The last time Labor merged its candidate list with the party to its left was back in January 1969, under Levi Eshkol. Not only was the party in power at the time, but the bloc it formed with Mapam (United Workers Party) created for the next 10 months the only party ever to have an absolute majority in the Knesset, with a total of 63 seats.
The joint party, called the Alignment, lost its absolute majority in that year's October election, but the 56 seats it did win under the leadership of Golda Meir was the highest number any party has won in an Israeli election. It was more than enough to form a ruling government.
Labor had merged with Mapam to ensure its continuing dominance of the political scene. For Mapam, which had been Labor's smaller, socialist sister for the previous two decades, the merger was a show of recognition that only as part of a larger bloc could it hope to implement at least some of its policies. The Alignment would stick together for another 15 years (and five election campaigns) until after the 1984 election, when Labor – by then desperate to regain power after seven years in the opposition – entered a national unity coalition with Likud. Mapam refused and became an independent party once more. Eight years later, it and two other small-left wing parties would go on to form Meretz.
Back then, it was all about having power and sharing it. Thirty-six years since the last time they ran together, Labor and its left-wing ally are united once again in the same slate. But this time, it’s all about survival.
Amir Peretz’s reluctance to merge with Meretz, which lasted until Sunday, is understandable. As the leader of Israel’s founding party, he can no longer be certain that Labor will remain a distinct and independent entity after this election. No Israeli politician has the breadth of Peretz’s experience. He was mayor of the southern Israeli city Sderot, secretary-general of the Histadrut labor federation and defense minister. He has comprehensive, progressive social policies as well as his own detailed plan for peace with the Palestinians. And he had a vision for Labor as a modern, sociodemocratic party, breaking the dichotomous left-right divide in Israeli society.

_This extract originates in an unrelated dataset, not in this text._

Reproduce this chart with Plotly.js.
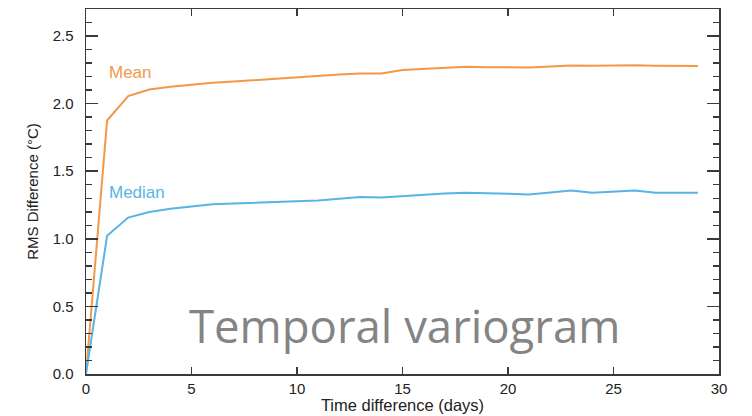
<!DOCTYPE html>
<html>
<head>
<meta charset="utf-8">
<script src="https://cdn.plot.ly/plotly-3.0.1.min.js"></script>
<style>html,body{margin:0;padding:0;background:#fff;}#chart{width:752px;height:416px;}</style>
</head>
<body>
<div id="chart"></div>
<script>
const days = [0,1,2,3,4,5,6,7,8,9,10,11,12,13,14,15,16,17,18,19,20,21,22,23,24,25,26,27,28,29];
const meanRms = [0,1.875,2.056,2.105,2.125,2.14,2.154,2.163,2.174,2.183,2.194,2.205,2.216,2.223,2.223,2.248,2.255,2.266,2.272,2.27,2.27,2.267,2.275,2.282,2.28,2.284,2.284,2.28,2.278,2.278];
const medianRms = [0,1.022,1.157,1.199,1.223,1.238,1.255,1.261,1.267,1.273,1.279,1.283,1.297,1.309,1.305,1.316,1.322,1.335,1.34,1.338,1.334,1.328,1.342,1.358,1.34,1.35,1.358,1.34,1.34,1.34];
const seriesNames = ["Mean","Median"];
const xTickVals = [0,5,10,15,20,25,30];
const yTickVals = [0,0.5,1.0,1.5,2.0,2.5];
const yTickText = ["0.0","0.5","1.0","1.5","2.0","2.5"];
const chartTitle = "Temporal variogram";

const orange = "rgb(244,152,72)";
const blue = "rgb(88,180,228)";
const axisCol = "#3a3a3a";
const fam = "'Liberation Sans', Arial, Helvetica, sans-serif";

const traces = [
  {x: days, y: meanRms, type: "scatter", mode: "lines", name: seriesNames[0], line: {color: orange, width: 2}},
  {x: days, y: medianRms, type: "scatter", mode: "lines", name: seriesNames[1], line: {color: blue, width: 2}}
];

const layout = {
  width: 752, height: 416,
  margin: {l: 86, r: 33, t: 9, b: 42},
  paper_bgcolor: "#fff", plot_bgcolor: "#fff",
  showlegend: false,
  font: {family: fam, size: 15, color: "#222"},
  xaxis: {
    range: [0, 30], tickvals: xTickVals, ticks: "inside", ticklen: 7, tickwidth: 1.5, tickcolor: axisCol,
    showline: true, linecolor: axisCol, linewidth: 1.5, mirror: "ticks", showgrid: false, zeroline: false,
    tickfont: {family: fam, size: 15, color: "#222"},
    title: {text: "Time difference (days)", font: {family: fam, size: 16.5, color: "#222"}, standoff: 0}
  },
  yaxis: {
    range: [0, 2.7], tickvals: yTickVals, ticktext: yTickText, ticks: "inside", ticklen: 12, tickwidth: 1.5, tickcolor: axisCol,
    ticklabelstandoff: 8,
    minor: {dtick: 0.1, ticks: "inside", ticklen: 6, tickwidth: 1.5, tickcolor: axisCol, showgrid: false},
    showline: true, linecolor: axisCol, linewidth: 1.5, mirror: "ticks", showgrid: false, zeroline: false,
    tickfont: {family: fam, size: 15, color: "#222"},
    title: {text: "RMS Difference (°C)", font: {family: fam, size: 15, color: "#222"}, standoff: 10}
  },
  annotations: [
    {x: 1.0, y: 2.23, xref: "x", yref: "y", text: seriesNames[0], showarrow: false, xanchor: "left", yanchor: "middle",
     font: {family: fam, size: 17, color: orange}},
    {x: 1.0, y: 1.34, xref: "x", yref: "y", text: seriesNames[1], showarrow: false, xanchor: "left", yanchor: "middle",
     font: {family: fam, size: 17, color: blue}},
    {x: 15.1, y: 0.36, xref: "x", yref: "y", text: chartTitle, showarrow: false, xanchor: "center", yanchor: "middle",
     font: {family: "'Open Sans', sans-serif", size: 45.5, color: "#848484"}}
  ]
};

Plotly.newPlot("chart", traces, layout, {displayModeBar: false, staticPlot: true});
</script>
</body>
</html>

None of that cut through in his two terms as Labor leader. It continued to shrink, and adding Likud “princess” (and now Gesher leader) Orli Levi-Abekasis to his ticket didn’t change that. Labor lost its historic role as the central party of Israeli politics first to Kadima, during Peretz’s first stint as leader back in 2006, and now once again to Kahol Lavan. It is a tiny niche party of urban and kibbutz leftists, almost indistinguishable from Meretz.
Israel’s center-left was once wide enough to hold both Labor and Mapam (or Meretz in its current evolution). As recently as 1992, they won a total of 56 seats together, or 44 percent of the electorate. But the last two governments in which they worked together, headed by Labor's Yitzhak Rabin and then Ehud Barak, focused on the Oslo peace process.
When the second intifada and the exploding buses and coffee shops came along, the two parties’ key policy was discredited in the eyes of most Israelis. Labor was no longer seen as the responsible centrist option. Parties with charismatic leaders but vague policies (Kadima, Yesh Atid, Kahol Lavan) captured Labor’s traditional position.
Despite the efforts of Labor’s two previous leaders, Isaac Herzog and Avi Gabbay, to tack toward the center and shift the conversation from the Palestinian issue to domestic policy, the party has been squeezed leftward by Kahol Lavan, splitting a dwindling constituency with Meretz.
The two parties’ decline seems irreversible. Unlike Peretz, Meretz leader Nitzan Horowitz understood this early on. For the past year, even before he was elected party leader last July, he has implored both Gabbay and then Peretz to merge their slates. Horowitz also has a clear sociodemocratic vision, but unlike Peretz he has a more pragmatic view of its prospects in the short-term.
Horowitz knows there are not currently enough voters who discern between Meretz and Labor, and that articulating a convincing new message is impossible with the campaign to remove Prime Minister Benjamin Netanyahu overriding any other ideology or policy. He knows that Meretz will not be the same in the post-Netanyahu realignment period. For now, it just has to survive.
Labor and Meretz will each have a small handful of lawmakers in the next Knesset. They may not be enough to rebuild these historic parties. Mapam, the proud socialist-Zionist party that played a major role in building the state, ceased to exist in 1997. Labor, which ruled Israel for half its existence, is no longer guaranteed an independent future either. For now it is surviving, barely, as one half of a small left-wing party. This may well be its last election.